Transcribe all of the data exactly. Omit the pictures.

□ □ □ □ □

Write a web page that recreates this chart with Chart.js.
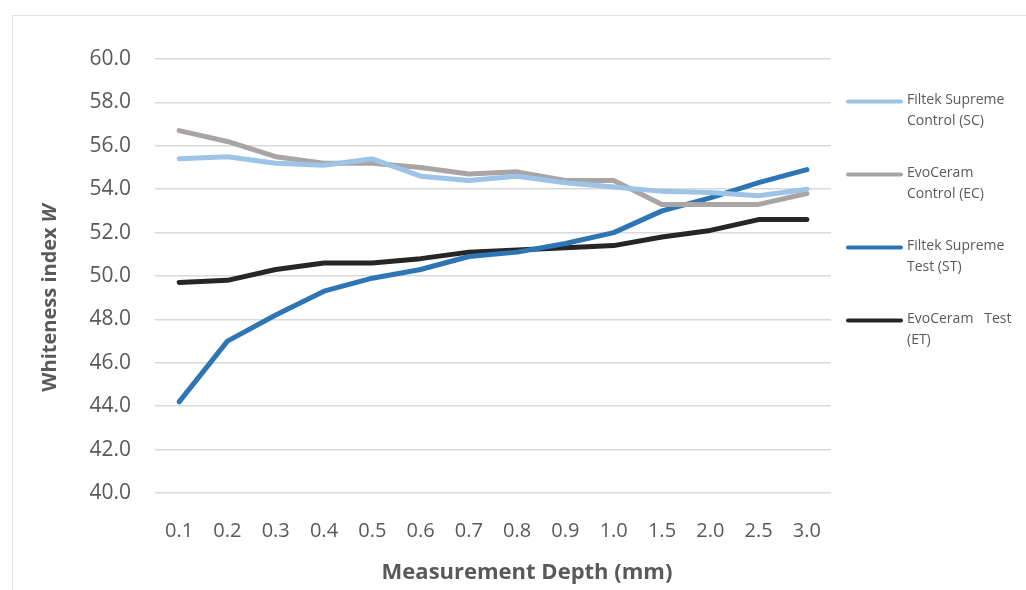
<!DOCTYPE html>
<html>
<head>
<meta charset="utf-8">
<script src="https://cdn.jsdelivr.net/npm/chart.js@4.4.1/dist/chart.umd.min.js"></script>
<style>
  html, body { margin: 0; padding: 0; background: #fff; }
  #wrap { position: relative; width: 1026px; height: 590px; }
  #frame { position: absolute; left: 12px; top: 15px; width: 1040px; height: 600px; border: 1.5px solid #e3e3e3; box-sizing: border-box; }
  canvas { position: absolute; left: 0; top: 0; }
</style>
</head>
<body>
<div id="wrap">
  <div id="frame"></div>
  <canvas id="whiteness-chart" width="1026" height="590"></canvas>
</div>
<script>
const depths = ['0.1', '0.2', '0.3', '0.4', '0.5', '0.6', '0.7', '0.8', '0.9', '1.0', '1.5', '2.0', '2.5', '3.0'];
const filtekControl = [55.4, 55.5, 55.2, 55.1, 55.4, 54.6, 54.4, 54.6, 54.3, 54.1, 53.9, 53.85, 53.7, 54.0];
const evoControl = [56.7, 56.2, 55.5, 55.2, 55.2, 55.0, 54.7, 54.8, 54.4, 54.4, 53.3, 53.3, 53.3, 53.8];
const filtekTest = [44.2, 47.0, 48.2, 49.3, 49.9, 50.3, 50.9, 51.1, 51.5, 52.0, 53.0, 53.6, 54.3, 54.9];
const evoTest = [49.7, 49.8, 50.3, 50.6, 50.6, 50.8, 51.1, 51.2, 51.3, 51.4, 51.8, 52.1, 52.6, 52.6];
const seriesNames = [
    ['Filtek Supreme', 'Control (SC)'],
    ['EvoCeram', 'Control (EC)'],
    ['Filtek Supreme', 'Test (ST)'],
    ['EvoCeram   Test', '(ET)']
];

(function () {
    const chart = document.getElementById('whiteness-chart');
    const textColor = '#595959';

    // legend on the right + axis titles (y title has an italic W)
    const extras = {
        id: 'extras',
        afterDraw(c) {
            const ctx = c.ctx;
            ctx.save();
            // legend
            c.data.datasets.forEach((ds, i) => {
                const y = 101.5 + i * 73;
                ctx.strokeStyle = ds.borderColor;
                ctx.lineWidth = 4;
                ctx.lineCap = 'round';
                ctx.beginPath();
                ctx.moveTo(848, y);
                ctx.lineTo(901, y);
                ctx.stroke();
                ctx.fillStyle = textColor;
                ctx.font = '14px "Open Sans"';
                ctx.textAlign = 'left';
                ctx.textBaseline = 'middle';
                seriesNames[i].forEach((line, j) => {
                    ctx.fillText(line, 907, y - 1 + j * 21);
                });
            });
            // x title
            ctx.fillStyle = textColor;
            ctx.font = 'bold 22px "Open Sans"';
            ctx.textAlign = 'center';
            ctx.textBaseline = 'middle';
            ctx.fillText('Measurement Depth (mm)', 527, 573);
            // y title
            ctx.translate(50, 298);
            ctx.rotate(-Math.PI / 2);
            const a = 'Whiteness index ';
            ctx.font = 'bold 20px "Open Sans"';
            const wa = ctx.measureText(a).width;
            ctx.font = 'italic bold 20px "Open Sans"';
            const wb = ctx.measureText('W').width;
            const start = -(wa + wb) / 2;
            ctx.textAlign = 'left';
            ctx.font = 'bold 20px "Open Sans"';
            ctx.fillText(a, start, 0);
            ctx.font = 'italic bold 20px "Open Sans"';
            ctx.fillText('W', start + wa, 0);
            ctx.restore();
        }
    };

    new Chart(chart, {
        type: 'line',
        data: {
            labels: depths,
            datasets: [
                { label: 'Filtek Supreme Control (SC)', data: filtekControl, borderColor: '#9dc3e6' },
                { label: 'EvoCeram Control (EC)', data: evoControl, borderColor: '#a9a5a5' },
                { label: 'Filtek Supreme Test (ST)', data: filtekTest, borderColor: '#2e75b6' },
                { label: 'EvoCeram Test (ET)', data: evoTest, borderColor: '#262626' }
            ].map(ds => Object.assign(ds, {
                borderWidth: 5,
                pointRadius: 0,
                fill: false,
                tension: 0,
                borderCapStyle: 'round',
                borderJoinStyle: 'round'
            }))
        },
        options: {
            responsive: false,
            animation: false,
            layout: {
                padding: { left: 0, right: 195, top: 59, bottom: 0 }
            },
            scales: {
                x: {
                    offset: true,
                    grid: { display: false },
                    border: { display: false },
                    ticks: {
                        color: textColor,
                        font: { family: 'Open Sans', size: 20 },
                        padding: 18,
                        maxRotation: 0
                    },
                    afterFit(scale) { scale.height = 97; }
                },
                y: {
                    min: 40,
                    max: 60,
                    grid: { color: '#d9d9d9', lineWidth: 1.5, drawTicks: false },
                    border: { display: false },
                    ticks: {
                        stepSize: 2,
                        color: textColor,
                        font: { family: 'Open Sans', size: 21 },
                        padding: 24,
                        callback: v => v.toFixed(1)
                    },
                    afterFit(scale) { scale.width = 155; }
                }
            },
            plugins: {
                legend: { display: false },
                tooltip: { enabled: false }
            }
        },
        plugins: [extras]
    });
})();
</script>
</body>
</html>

□ □ □ □ □

**WORKED SOLUTION**
Write a web page that recreates this chart with Chart.js.
<!DOCTYPE html>
<html>
<head>
<meta charset="utf-8">
<script src="https://cdn.jsdelivr.net/npm/chart.js@4.4.1/dist/chart.umd.min.js"></script>
<style>
  html, body { margin: 0; padding: 0; background: #fff; }
  #wrap { position: relative; width: 1026px; height: 590px; }
  #frame { position: absolute; left: 12px; top: 15px; width: 1040px; height: 600px; border: 1.5px solid #e3e3e3; box-sizing: border-box; }
  canvas { position: absolute; left: 0; top: 0; }
</style>
</head>
<body>
<div id="wrap">
  <div id="frame"></div>
  <canvas id="whiteness-chart" width="1026" height="590"></canvas>
</div>
<script>
const depths = ['0.1', '0.2', '0.3', '0.4', '0.5', '0.6', '0.7', '0.8', '0.9', '1.0', '1.5', '2.0', '2.5', '3.0'];
const filtekControl = [55.4, 55.5, 55.2, 55.1, 55.4, 54.6, 54.4, 54.6, 54.3, 54.1, 53.9, 53.85, 53.7, 54.0];
const evoControl = [56.7, 56.2, 55.5, 55.2, 55.2, 55.0, 54.7, 54.8, 54.4, 54.4, 53.3, 53.3, 53.3, 53.8];
const filtekTest = [44.2, 47.0, 48.2, 49.3, 49.9, 50.3, 50.9, 51.1, 51.5, 52.0, 53.0, 53.6, 54.3, 54.9];
const evoTest = [49.7, 49.8, 50.3, 50.6, 50.6, 50.8, 51.1, 51.2, 51.3, 51.4, 51.8, 52.1, 52.6, 52.6];
const seriesNames = [
    ['Filtek Supreme', 'Control (SC)'],
    ['EvoCeram', 'Control (EC)'],
    ['Filtek Supreme', 'Test (ST)'],
    ['EvoCeram   Test', '(ET)']
];

(function () {
    const chart = document.getElementById('whiteness-chart');
    const textColor = '#595959';

    // legend on the right + axis titles (y title has an italic W)
    const extras = {
        id: 'extras',
        afterDraw(c) {
            const ctx = c.ctx;
            ctx.save();
            // legend
            c.data.datasets.forEach((ds, i) => {
                const y = 101.5 + i * 73;
                ctx.strokeStyle = ds.borderColor;
                ctx.lineWidth = 4;
                ctx.lineCap = 'round';
                ctx.beginPath();
                ctx.moveTo(848, y);
                ctx.lineTo(901, y);
                ctx.stroke();
                ctx.fillStyle = textColor;
                ctx.font = '14px "Open Sans"';
                ctx.textAlign = 'left';
                ctx.textBaseline = 'middle';
                seriesNames[i].forEach((line, j) => {
                    ctx.fillText(line, 907, y - 1 + j * 21);
                });
            });
            // x title
            ctx.fillStyle = textColor;
            ctx.font = 'bold 22px "Open Sans"';
            ctx.textAlign = 'center';
            ctx.textBaseline = 'middle';
            ctx.fillText('Measurement Depth (mm)', 527, 573);
            // y title
            ctx.translate(50, 298);
            ctx.rotate(-Math.PI / 2);
            const a = 'Whiteness index ';
            ctx.font = 'bold 20px "Open Sans"';
            const wa = ctx.measureText(a).width;
            ctx.font = 'italic bold 20px "Open Sans"';
            const wb = ctx.measureText('W').width;
            const start = -(wa + wb) / 2;
            ctx.textAlign = 'left';
            ctx.font = 'bold 20px "Open Sans"';
            ctx.fillText(a, start, 0);
            ctx.font = 'italic bold 20px "Open Sans"';
            ctx.fillText('W', start + wa, 0);
            ctx.restore();
        }
    };

    new Chart(chart, {
        type: 'line',
        data: {
            labels: depths,
            datasets: [
                { label: 'Filtek Supreme Control (SC)', data: filtekControl, borderColor: '#9dc3e6' },
                { label: 'EvoCeram Control (EC)', data: evoControl, borderColor: '#a9a5a5' },
                { label: 'Filtek Supreme Test (ST)', data: filtekTest, borderColor: '#2e75b6' },
                { label: 'EvoCeram Test (ET)', data: evoTest, borderColor: '#262626' }
            ].map(ds => Object.assign(ds, {
                borderWidth: 5,
                pointRadius: 0,
                fill: false,
                tension: 0,
                borderCapStyle: 'round',
                borderJoinStyle: 'round'
            }))
        },
        options: {
            responsive: false,
            animation: false,
            layout: {
                padding: { left: 0, right: 195, top: 59, bottom: 0 }
            },
            scales: {
                x: {
                    offset: true,
                    grid: { display: false },
                    border: { display: false },
                    ticks: {
                        color: textColor,
                        font: { family: 'Open Sans', size: 20 },
                        padding: 18,
                        maxRotation: 0
                    },
                    afterFit(scale) { scale.height = 97; }
                },
                y: {
                    min: 40,
                    max: 60,
                    grid: { color: '#d9d9d9', lineWidth: 1.5, drawTicks: false },
                    border: { display: false },
                    ticks: {
                        stepSize: 2,
                        color: textColor,
                        font: { family: 'Open Sans', size: 21 },
                        padding: 24,
                        callback: v => v.toFixed(1)
                    },
                    afterFit(scale) { scale.width = 155; }
                }
            },
            plugins: {
                legend: { display: false },
                tooltip: { enabled: false }
            }
        },
        plugins: [extras]
    });
})();
</script>
</body>
</html>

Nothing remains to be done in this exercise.